The British Columbia Court of Appeal recently clarified the evidentiary threshold that plaintiffs must satisfy at the certification stage in the context of product liability class actions in Charlton v. Abbott Laboratories, Ltd. This case applies recent jurisprudence addressing the certification requirements, which was addressed in a recent blog post comparing the role of evidence at certification in Canada and the United States.
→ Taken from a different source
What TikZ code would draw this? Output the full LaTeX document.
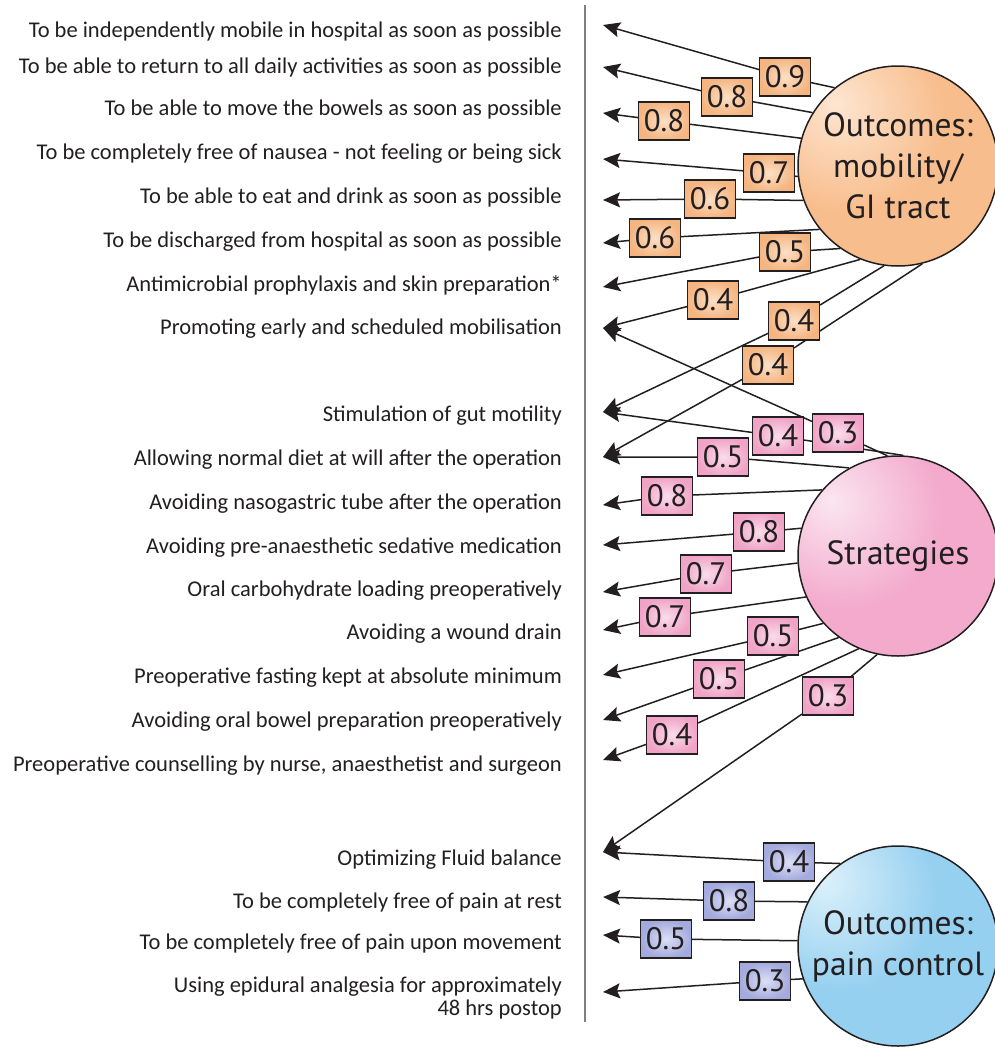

The Court in Charlton confirmed that plaintiffs alleging that a product causes adverse effects or injury must adduce some evidence of a workable methodology to demonstrate that the product in question was capable of causing adverse effects on a class-wide basis. In so ruling, the Court affirmed that the principles articulated by the Supreme Court of Canada in the three consumer class action certification appeals known as the Indirect Purchaser Trilogy (discussed in an Osler Update entitled “Canada’s Supreme Court Reshapes Consumer Class Actions and Clarifies the Test for Certification Across Canada”) apply in the product liability context. For more details on the Court’s reasons in Charlton, the expert evidence filed in support of the application for certification and the implications of the decision, please refer to our recent Osler Update.
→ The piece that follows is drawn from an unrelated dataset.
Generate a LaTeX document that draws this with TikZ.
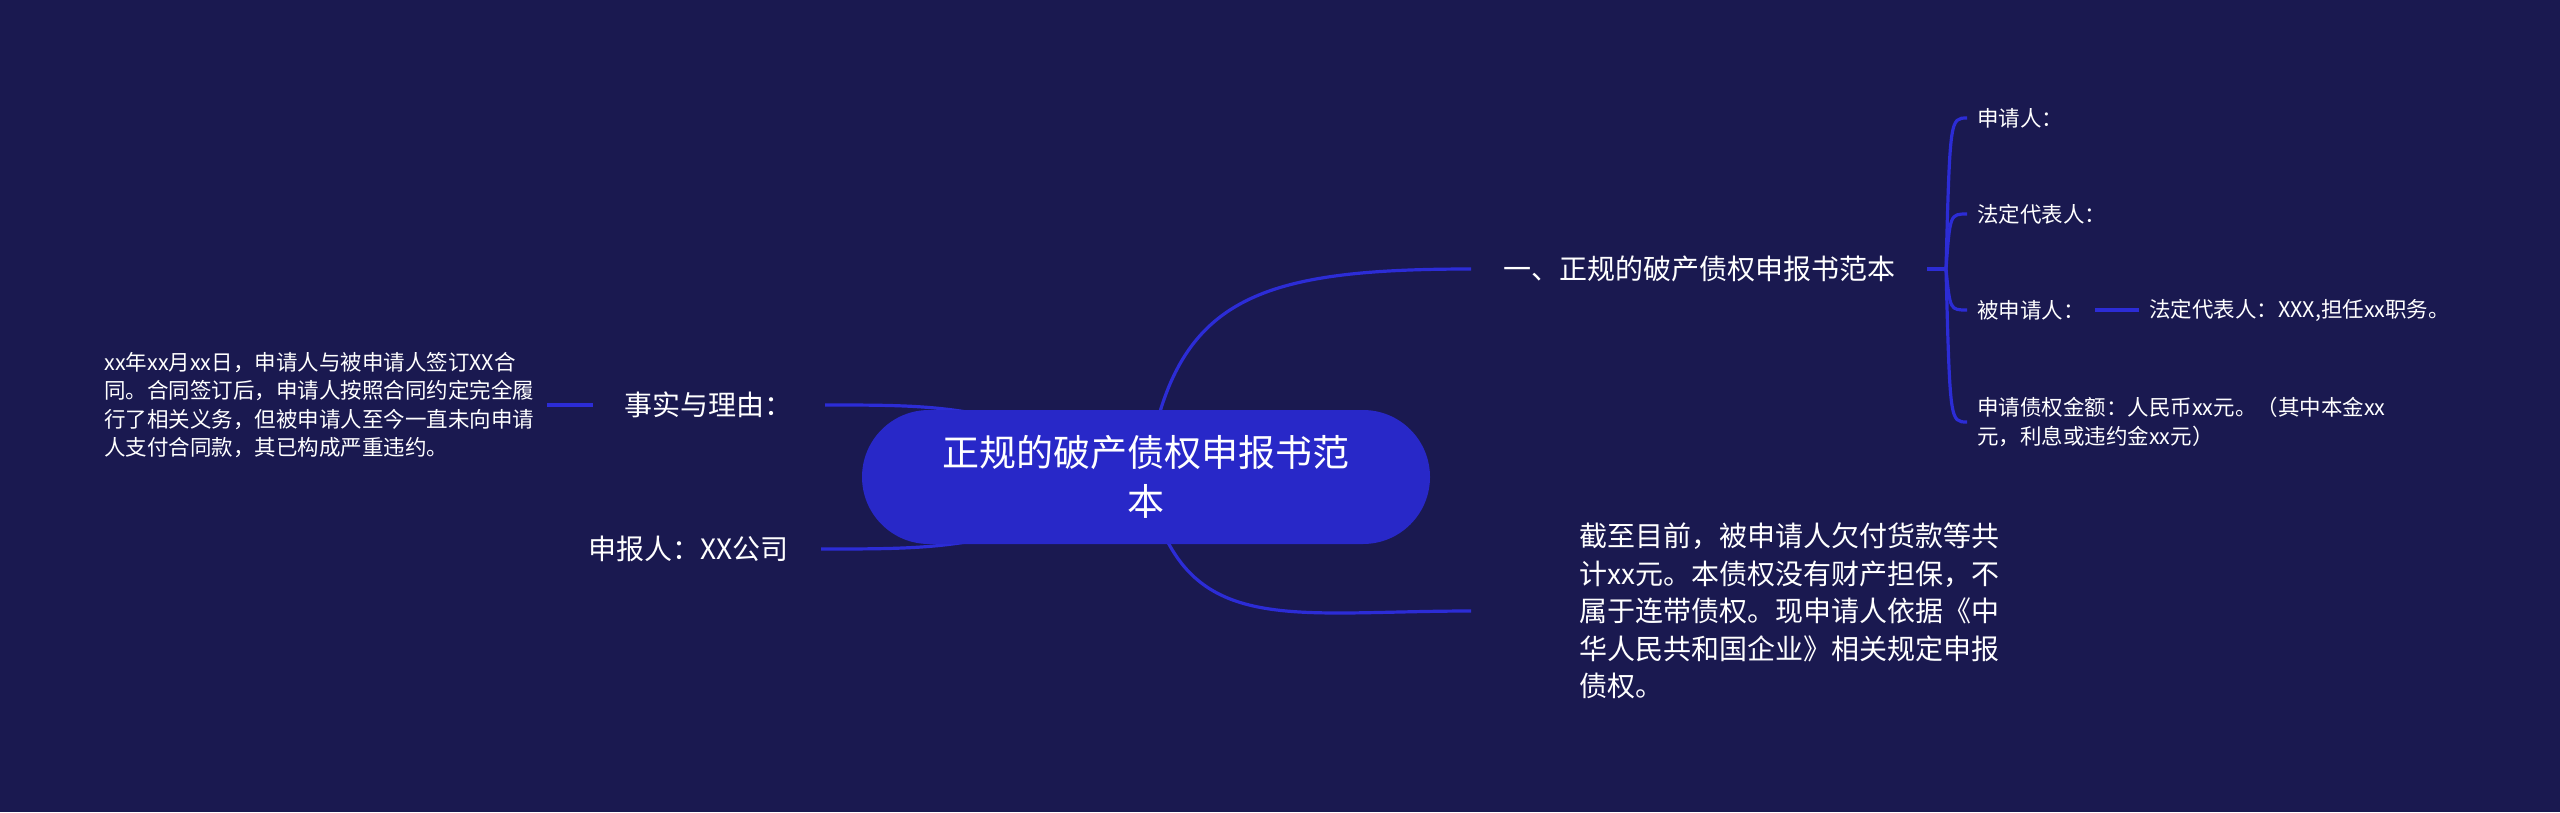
\documentclass[tikz,border=0pt]{standalone}
\usepackage{fontspec}
\setmainfont{Noto Sans CJK SC}
\usetikzlibrary{positioning}
\definecolor{navy}{RGB}{26,25,80}
\definecolor{rootblue}{RGB}{40,40,200}
\definecolor{linkblue}{RGB}{44,44,214}
\pgfdeclarelayer{bg}
\pgfsetlayers{bg,main}

\begin{document}
\begin{tikzpicture}[x=1pt, y=-1pt,
  root/.style={fill=rootblue, rounded corners=67pt, minimum width=568pt, minimum height=134pt, text=white, align=center, font=\fontsize{37}{49}\selectfont},
  topic/.style={text=white, inner ysep=0pt, inner xsep=32pt, align=left, font=\fontsize{28}{37.5}\selectfont},
  leaf/.style={text=white, inner ysep=0pt, inner xsep=10pt, align=left, font=\fontsize{21.5}{28.5}\selectfont},
  link/.style={draw=linkblue, line width=3.2pt}]
\useasboundingbox (0,0) rectangle (2560,812);
\node[root] (r) at (1146,477) {正规的破产债权申报书范\\本};
\node[topic, anchor=west] (b1) at (1471,269) {一、正规的破产债权申报书范本};
\node[leaf, anchor=west] (c1) at (1967,118) {申请人：};
\node[leaf, anchor=west] (c2) at (1967,214) {法定代表人：};
\node[leaf, anchor=west] (c3) at (1967,310) {被申请人：};
\node[leaf, right=44pt of c3] (c3a) {法定代表人：XXX,担任xx职务。};
\node[leaf, anchor=west] (c4) at (1967,422) {申请债权金额：人民币xx元。（其中本金xx\\元，利息或违约金xx元）};
\node[topic, inner xsep=0pt, anchor=west] (b2) at (1579,611) {截至目前，被申请人欠付货款等共\\计xx元。本债权没有财产担保，不\\属于连带债权。现申请人依据《中\\华人民共和国企业》相关规定申报\\债权。};
\node[topic, anchor=east] (l1) at (825,405) {事实与理由：};
\node[leaf, inner xsep=12pt, left=46pt of l1] (l1p) {xx年xx月xx日，申请人与被申请人签订XX合\\同。合同签订后，申请人按照合同约定完全履\\行了相关义务，但被申请人至今一直未向申请\\人支付合同款，其已构成严重违约。};
\node[topic, anchor=east] (l2) at (821,549) {申报人：XX公司};
\coordinate (fork) at (1946,269);
\begin{pgfonlayer}{bg}
\fill[navy] (0,0) rectangle (2560,812);
\draw[link] (r.center) .. controls (1172,300) and (1250,269) .. (b1.west);
\draw[link] (r.center) .. controls (1180,640) and (1280,611) .. ([xshift=-108pt]b2.west);
\draw[link] (r.center) .. controls (1000,405) and (950,405) .. (l1.east);
\draw[link] (r.center) .. controls (1000,549) and (950,549) .. (l2.east);
\draw[link] (b1.east) -- (fork);
\draw[link] (fork) .. controls (1950,118) and (1950,118) .. (c1.west);
\draw[link] (fork) .. controls (1950,214) and (1950,214) .. (c2.west);
\draw[link] (fork) .. controls (1950,310) and (1950,310) .. (c3.west);
\draw[link] (fork) .. controls (1950,422) and (1950,422) .. (c4.west);
\draw[link] (c3.east) -- (c3a.west);
\draw[link] (l1.west) -- (l1p.east);
\end{pgfonlayer}
\end{tikzpicture}
\end{document}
The plaintiffs commenced a class action against Abbott Laboratories, Ltd. and Apotex, Inc. on behalf of all individuals in Canada who were prescribed a drug containing sibutramine, on the basis that ingestion of sibutramine allegedly caused or contributed to adverse cardiovascular health, including heart attacks, strokes, increased blood pressure, increased heart rate, and irregular heartbeat. The product monograph indicated that drugs containing sibutramine should not be prescribed to patients with a history of cardiovascular disease. The expert evidence filed in support of the plaintiffs’ application for certification disclosed some evidence to support a causal relationship between drugs containing sibutramine and cardiovascular disease in individuals with a pre-existing history of cardiovascular disease, but no studies or reports were cited regarding evidence of a causal relationship between drugs containing sibutramine and individuals with no pre-existing history of cardiovascular disease. Notably, some of the members of the class reported suffering from cardiovascular events like heart attacks or strokes after being prescribed sibutramine, while others had not. Furthermore, it was unclear from the evidence how many class members (if any) had a pre-existing history of cardiovascular illness.
The B.C. Supreme Court certified the class. Abbott and Apotex appealed the certification decision on the basis of the failure of the plaintiffs to lead evidence of a methodology for establishing general causation on a class-wide basis.
B.C.C.A. Overturns Certification Due to an Absence of Proof of Class-Wide Causation
On review of the evidence presented by both sides, the Court found that “while there is no dispute that those with pre-existing cardiopulmonary disease are at a statistically increased risk of adverse cardiac events, this is not a case where the experts disagree on the extent of the risk, but rather, a case where the experts are uncertain whether there is a risk to the class as a whole and cannot describe a methodology for addressing that question.”
The Court concluded that the plaintiff had to failed to demonstrate evidence of a workable methodology for demonstrating class-wide causation.
In reaching this conclusion, the Court cited a recent Alberta Court of Appeal decision, Andriuk v. Merrill Lynch, which also applied the evidentiary threshold from the Indirect Purchaser Trilogy in an application to certify a financial services class action. The court in Andriuk held that the failure to adduce evidence of a methodology to establish causation on a class-wide basis was not fatal at the cause of action stage of the certification analysis, but raised “insurmountable obstacles” to certification of the common issues of loss and causation.
All of the common issues initially certified by the trial judge hinged on finding that the plaintiffs had met the evidentiary threshold of “some basis in fact” of class-wide causation. In the absence of such evidence, the common issues could not be certified. The B.C. Court of Appeal overturned the findings of the certification judge, and decertified the class.